╔══

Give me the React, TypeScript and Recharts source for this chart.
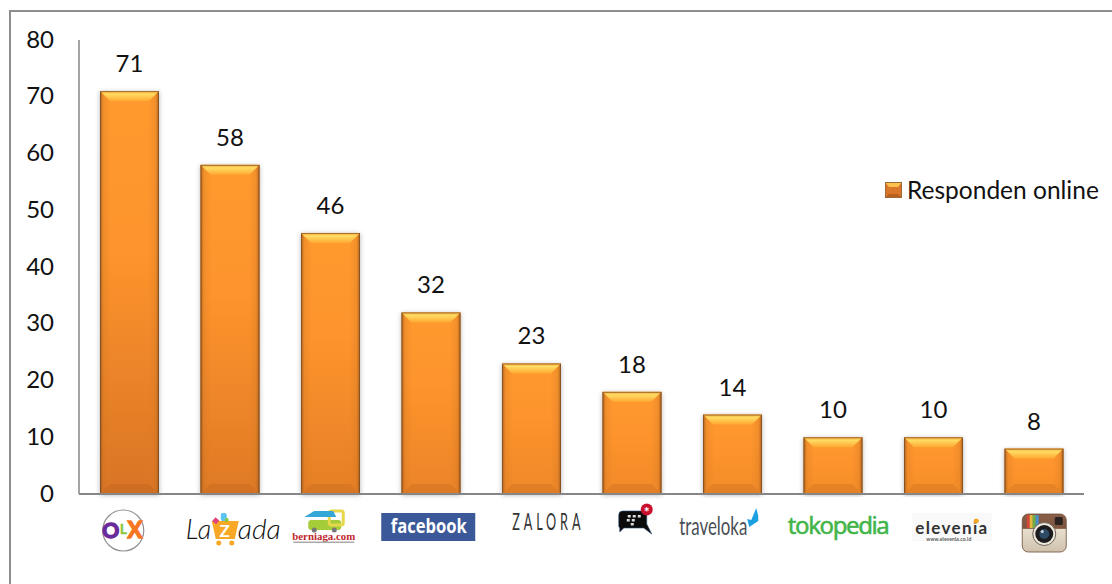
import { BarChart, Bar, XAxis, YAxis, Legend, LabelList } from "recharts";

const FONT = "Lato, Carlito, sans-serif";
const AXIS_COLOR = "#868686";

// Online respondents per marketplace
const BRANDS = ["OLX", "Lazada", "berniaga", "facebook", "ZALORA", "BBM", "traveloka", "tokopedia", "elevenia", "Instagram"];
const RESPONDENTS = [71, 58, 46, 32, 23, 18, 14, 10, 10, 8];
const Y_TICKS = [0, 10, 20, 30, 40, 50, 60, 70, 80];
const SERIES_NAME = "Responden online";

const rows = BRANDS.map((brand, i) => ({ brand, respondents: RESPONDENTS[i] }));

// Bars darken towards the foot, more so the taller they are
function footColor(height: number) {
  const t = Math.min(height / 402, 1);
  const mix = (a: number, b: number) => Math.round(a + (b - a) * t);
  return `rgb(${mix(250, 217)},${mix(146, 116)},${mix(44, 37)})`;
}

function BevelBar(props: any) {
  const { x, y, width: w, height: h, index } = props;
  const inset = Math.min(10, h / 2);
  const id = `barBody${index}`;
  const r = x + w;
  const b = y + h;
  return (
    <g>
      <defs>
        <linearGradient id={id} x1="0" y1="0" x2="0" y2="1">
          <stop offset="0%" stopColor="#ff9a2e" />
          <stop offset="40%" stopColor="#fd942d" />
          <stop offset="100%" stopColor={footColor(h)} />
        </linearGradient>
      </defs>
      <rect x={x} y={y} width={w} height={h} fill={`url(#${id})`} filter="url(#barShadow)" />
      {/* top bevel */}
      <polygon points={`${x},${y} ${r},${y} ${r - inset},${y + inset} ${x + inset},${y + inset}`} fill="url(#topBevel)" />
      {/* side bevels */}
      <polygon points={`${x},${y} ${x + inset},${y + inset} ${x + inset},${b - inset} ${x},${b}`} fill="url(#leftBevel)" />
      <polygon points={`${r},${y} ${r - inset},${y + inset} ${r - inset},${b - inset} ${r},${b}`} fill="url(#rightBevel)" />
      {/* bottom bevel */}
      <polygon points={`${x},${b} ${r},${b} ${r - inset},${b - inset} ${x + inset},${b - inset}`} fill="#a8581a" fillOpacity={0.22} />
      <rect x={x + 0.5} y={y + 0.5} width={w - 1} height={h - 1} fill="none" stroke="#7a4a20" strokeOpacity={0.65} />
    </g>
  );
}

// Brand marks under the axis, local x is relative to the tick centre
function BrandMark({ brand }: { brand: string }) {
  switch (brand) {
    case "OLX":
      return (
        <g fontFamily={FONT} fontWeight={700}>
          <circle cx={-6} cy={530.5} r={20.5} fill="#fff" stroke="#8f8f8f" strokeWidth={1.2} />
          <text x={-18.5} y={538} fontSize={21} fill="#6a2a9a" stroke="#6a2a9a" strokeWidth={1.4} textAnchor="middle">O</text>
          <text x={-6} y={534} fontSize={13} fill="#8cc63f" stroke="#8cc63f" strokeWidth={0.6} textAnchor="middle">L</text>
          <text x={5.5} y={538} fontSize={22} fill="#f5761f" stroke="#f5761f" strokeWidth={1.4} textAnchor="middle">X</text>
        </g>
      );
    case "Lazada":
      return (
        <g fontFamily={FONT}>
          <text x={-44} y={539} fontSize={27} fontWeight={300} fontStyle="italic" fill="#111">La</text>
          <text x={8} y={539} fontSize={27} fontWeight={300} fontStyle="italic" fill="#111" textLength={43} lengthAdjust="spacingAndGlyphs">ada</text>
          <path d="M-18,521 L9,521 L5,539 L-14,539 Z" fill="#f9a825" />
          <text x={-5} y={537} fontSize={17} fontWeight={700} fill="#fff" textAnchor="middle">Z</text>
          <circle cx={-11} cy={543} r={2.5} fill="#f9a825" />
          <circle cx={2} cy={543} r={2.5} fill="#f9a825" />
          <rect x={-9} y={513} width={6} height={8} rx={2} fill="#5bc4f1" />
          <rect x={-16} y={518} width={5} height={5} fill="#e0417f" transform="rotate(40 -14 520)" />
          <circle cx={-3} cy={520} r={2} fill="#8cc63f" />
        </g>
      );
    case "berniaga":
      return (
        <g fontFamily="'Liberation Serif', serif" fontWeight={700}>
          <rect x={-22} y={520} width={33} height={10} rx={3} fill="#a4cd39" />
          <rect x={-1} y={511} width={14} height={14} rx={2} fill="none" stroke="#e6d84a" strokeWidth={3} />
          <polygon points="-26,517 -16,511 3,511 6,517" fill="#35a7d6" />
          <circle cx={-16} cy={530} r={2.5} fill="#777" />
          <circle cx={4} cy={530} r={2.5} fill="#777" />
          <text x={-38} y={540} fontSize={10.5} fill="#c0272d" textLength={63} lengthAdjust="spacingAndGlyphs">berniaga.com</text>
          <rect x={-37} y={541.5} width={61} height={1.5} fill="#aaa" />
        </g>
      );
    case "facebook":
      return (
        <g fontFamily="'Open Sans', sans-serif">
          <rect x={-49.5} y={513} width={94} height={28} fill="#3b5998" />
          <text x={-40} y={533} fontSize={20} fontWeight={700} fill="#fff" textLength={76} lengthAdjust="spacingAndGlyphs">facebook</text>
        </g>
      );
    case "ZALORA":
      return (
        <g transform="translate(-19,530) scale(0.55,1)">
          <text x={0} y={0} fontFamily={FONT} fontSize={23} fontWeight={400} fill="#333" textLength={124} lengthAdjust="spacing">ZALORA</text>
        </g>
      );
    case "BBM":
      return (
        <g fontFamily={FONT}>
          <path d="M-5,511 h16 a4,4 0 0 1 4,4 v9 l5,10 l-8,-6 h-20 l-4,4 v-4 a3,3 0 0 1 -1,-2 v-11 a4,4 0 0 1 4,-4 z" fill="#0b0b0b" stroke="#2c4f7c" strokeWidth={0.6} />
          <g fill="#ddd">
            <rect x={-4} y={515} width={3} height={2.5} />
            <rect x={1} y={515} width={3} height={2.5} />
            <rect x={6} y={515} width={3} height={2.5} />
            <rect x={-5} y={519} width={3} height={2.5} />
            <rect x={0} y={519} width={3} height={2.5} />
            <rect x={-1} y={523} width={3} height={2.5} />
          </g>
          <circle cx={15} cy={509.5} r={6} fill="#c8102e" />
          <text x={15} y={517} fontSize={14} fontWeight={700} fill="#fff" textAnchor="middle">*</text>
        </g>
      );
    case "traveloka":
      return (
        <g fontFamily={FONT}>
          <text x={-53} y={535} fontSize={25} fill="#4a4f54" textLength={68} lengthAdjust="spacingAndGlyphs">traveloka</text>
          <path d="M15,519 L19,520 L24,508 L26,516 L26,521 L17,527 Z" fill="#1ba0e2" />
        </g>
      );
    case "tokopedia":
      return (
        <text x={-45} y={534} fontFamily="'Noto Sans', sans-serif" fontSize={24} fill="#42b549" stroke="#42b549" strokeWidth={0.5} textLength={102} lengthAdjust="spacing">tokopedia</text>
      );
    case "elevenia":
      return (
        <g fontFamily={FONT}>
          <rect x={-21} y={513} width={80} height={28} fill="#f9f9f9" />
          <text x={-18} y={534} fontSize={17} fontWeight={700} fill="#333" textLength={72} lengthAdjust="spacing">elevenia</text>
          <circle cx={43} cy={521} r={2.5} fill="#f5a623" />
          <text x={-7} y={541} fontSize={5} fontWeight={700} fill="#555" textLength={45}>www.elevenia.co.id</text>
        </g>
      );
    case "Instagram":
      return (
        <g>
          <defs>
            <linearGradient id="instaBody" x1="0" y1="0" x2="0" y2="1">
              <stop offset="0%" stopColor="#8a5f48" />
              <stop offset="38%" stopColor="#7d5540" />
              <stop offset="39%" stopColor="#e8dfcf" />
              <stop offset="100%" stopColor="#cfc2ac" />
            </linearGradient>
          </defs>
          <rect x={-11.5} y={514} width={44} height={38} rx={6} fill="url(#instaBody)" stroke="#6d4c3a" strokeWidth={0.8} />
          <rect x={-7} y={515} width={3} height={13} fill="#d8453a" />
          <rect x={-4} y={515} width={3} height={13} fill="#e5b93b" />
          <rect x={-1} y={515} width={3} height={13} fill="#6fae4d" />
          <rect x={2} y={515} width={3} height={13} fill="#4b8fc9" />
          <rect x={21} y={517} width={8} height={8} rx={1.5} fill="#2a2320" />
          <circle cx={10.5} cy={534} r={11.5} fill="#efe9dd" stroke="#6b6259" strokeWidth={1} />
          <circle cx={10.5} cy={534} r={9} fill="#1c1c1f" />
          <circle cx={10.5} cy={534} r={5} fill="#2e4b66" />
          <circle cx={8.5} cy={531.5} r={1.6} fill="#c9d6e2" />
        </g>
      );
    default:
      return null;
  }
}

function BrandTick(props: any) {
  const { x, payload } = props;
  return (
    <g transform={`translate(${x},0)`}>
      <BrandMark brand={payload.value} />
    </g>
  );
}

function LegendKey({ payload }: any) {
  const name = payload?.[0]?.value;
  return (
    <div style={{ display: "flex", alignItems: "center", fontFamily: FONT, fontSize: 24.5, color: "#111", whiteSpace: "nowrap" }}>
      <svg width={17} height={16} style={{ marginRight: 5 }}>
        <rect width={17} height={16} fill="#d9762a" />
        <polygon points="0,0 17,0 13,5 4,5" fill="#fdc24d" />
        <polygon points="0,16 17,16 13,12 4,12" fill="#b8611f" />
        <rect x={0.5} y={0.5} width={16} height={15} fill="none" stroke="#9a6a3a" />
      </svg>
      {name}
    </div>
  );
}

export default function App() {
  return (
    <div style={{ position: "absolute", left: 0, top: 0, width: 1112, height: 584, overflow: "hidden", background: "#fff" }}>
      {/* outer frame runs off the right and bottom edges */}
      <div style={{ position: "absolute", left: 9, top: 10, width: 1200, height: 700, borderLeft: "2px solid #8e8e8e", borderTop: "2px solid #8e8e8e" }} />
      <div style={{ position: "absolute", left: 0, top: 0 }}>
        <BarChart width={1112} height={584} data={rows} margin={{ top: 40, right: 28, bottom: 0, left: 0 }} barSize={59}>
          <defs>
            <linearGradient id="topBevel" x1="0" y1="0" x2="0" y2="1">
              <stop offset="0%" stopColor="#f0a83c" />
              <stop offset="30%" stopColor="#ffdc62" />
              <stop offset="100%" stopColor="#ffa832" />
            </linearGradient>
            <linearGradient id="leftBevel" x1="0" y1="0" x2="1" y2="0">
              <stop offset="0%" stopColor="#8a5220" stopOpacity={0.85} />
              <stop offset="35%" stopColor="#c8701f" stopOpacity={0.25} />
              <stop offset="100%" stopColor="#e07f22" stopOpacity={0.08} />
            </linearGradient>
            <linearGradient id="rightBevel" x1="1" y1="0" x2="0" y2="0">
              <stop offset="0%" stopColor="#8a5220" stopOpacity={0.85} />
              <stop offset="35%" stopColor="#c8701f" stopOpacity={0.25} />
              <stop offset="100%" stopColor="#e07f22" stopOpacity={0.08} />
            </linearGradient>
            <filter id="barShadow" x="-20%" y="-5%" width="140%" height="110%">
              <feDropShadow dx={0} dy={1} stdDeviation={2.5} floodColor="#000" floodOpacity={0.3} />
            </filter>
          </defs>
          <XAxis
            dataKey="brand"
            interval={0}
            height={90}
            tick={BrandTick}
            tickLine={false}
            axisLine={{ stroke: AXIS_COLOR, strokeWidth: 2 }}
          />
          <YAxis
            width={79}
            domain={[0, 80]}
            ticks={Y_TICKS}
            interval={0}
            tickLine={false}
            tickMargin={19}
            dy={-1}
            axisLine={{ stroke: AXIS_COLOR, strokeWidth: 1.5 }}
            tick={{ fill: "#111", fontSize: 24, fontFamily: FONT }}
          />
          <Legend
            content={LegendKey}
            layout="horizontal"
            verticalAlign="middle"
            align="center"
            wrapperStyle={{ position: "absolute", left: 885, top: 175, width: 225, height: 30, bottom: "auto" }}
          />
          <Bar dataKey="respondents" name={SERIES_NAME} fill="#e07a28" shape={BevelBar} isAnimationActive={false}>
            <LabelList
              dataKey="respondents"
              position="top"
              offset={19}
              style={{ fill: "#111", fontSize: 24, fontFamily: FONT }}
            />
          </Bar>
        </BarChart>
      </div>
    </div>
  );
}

╚══

EXERCISE BRIEF: Reproduce only the lines from the beginning of the data through the line that contains "const rows = BRANDS.map((brand, i)", both included, and please drop the pictures.

SOLUTION FOR THIS EXERCISE:
Give me the React, TypeScript and Recharts source for this chart.
import { BarChart, Bar, XAxis, YAxis, Legend, LabelList } from "recharts";

const FONT = "Lato, Carlito, sans-serif";
const AXIS_COLOR = "#868686";

// Online respondents per marketplace
const BRANDS = ["OLX", "Lazada", "berniaga", "facebook", "ZALORA", "BBM", "traveloka", "tokopedia", "elevenia", "Instagram"];
const RESPONDENTS = [71, 58, 46, 32, 23, 18, 14, 10, 10, 8];
const Y_TICKS = [0, 10, 20, 30, 40, 50, 60, 70, 80];
const SERIES_NAME = "Responden online";

const rows = BRANDS.map((brand, i) => ({ brand, respondents: RESPONDENTS[i] }));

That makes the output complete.